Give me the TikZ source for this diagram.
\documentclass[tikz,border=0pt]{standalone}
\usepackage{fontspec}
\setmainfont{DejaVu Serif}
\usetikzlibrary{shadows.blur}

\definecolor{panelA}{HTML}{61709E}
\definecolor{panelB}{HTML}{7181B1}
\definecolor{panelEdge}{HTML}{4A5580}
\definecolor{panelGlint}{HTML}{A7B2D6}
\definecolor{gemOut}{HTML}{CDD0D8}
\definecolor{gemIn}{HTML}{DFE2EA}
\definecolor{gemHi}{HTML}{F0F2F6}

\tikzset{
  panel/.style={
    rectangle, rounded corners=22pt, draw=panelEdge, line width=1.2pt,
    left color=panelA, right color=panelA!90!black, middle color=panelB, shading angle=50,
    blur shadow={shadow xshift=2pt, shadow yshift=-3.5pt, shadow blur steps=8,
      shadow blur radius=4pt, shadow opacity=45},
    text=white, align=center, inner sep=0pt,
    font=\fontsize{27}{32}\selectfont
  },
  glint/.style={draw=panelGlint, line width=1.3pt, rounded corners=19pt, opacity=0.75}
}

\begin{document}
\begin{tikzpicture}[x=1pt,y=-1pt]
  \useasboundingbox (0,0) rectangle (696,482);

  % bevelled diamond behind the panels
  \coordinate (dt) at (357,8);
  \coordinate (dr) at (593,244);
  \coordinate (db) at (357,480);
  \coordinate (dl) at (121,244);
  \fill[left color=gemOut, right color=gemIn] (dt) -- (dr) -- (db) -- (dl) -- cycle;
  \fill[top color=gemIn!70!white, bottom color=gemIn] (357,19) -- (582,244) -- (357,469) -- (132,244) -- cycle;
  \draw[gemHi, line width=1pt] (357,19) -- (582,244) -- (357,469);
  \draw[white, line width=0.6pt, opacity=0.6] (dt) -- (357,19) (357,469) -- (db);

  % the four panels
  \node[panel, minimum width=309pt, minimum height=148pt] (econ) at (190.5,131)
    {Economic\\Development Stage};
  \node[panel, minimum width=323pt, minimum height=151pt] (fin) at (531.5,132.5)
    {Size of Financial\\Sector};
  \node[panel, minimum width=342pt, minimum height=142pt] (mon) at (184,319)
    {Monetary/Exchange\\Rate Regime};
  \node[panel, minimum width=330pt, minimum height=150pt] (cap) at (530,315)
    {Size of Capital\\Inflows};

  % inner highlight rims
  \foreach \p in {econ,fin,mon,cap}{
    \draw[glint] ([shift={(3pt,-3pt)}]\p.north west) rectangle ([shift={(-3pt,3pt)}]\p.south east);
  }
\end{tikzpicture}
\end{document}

* * *

Required task: Each line of the material above must be retyped precisely.

Exercise result:
Give me the TikZ source for this diagram.
\documentclass[tikz,border=0pt]{standalone}
\usepackage{fontspec}
\setmainfont{DejaVu Serif}
\usetikzlibrary{shadows.blur}

\definecolor{panelA}{HTML}{61709E}
\definecolor{panelB}{HTML}{7181B1}
\definecolor{panelEdge}{HTML}{4A5580}
\definecolor{panelGlint}{HTML}{A7B2D6}
\definecolor{gemOut}{HTML}{CDD0D8}
\definecolor{gemIn}{HTML}{DFE2EA}
\definecolor{gemHi}{HTML}{F0F2F6}

\tikzset{
  panel/.style={
    rectangle, rounded corners=22pt, draw=panelEdge, line width=1.2pt,
    left color=panelA, right color=panelA!90!black, middle color=panelB, shading angle=50,
    blur shadow={shadow xshift=2pt, shadow yshift=-3.5pt, shadow blur steps=8,
      shadow blur radius=4pt, shadow opacity=45},
    text=white, align=center, inner sep=0pt,
    font=\fontsize{27}{32}\selectfont
  },
  glint/.style={draw=panelGlint, line width=1.3pt, rounded corners=19pt, opacity=0.75}
}

\begin{document}
\begin{tikzpicture}[x=1pt,y=-1pt]
  \useasboundingbox (0,0) rectangle (696,482);

  % bevelled diamond behind the panels
  \coordinate (dt) at (357,8);
  \coordinate (dr) at (593,244);
  \coordinate (db) at (357,480);
  \coordinate (dl) at (121,244);
  \fill[left color=gemOut, right color=gemIn] (dt) -- (dr) -- (db) -- (dl) -- cycle;
  \fill[top color=gemIn!70!white, bottom color=gemIn] (357,19) -- (582,244) -- (357,469) -- (132,244) -- cycle;
  \draw[gemHi, line width=1pt] (357,19) -- (582,244) -- (357,469);
  \draw[white, line width=0.6pt, opacity=0.6] (dt) -- (357,19) (357,469) -- (db);

  % the four panels
  \node[panel, minimum width=309pt, minimum height=148pt] (econ) at (190.5,131)
    {Economic\\Development Stage};
  \node[panel, minimum width=323pt, minimum height=151pt] (fin) at (531.5,132.5)
    {Size of Financial\\Sector};
  \node[panel, minimum width=342pt, minimum height=142pt] (mon) at (184,319)
    {Monetary/Exchange\\Rate Regime};
  \node[panel, minimum width=330pt, minimum height=150pt] (cap) at (530,315)
    {Size of Capital\\Inflows};

  % inner highlight rims
  \foreach \p in {econ,fin,mon,cap}{
    \draw[glint] ([shift={(3pt,-3pt)}]\p.north west) rectangle ([shift={(-3pt,3pt)}]\p.south east);
  }
\end{tikzpicture}
\end{document}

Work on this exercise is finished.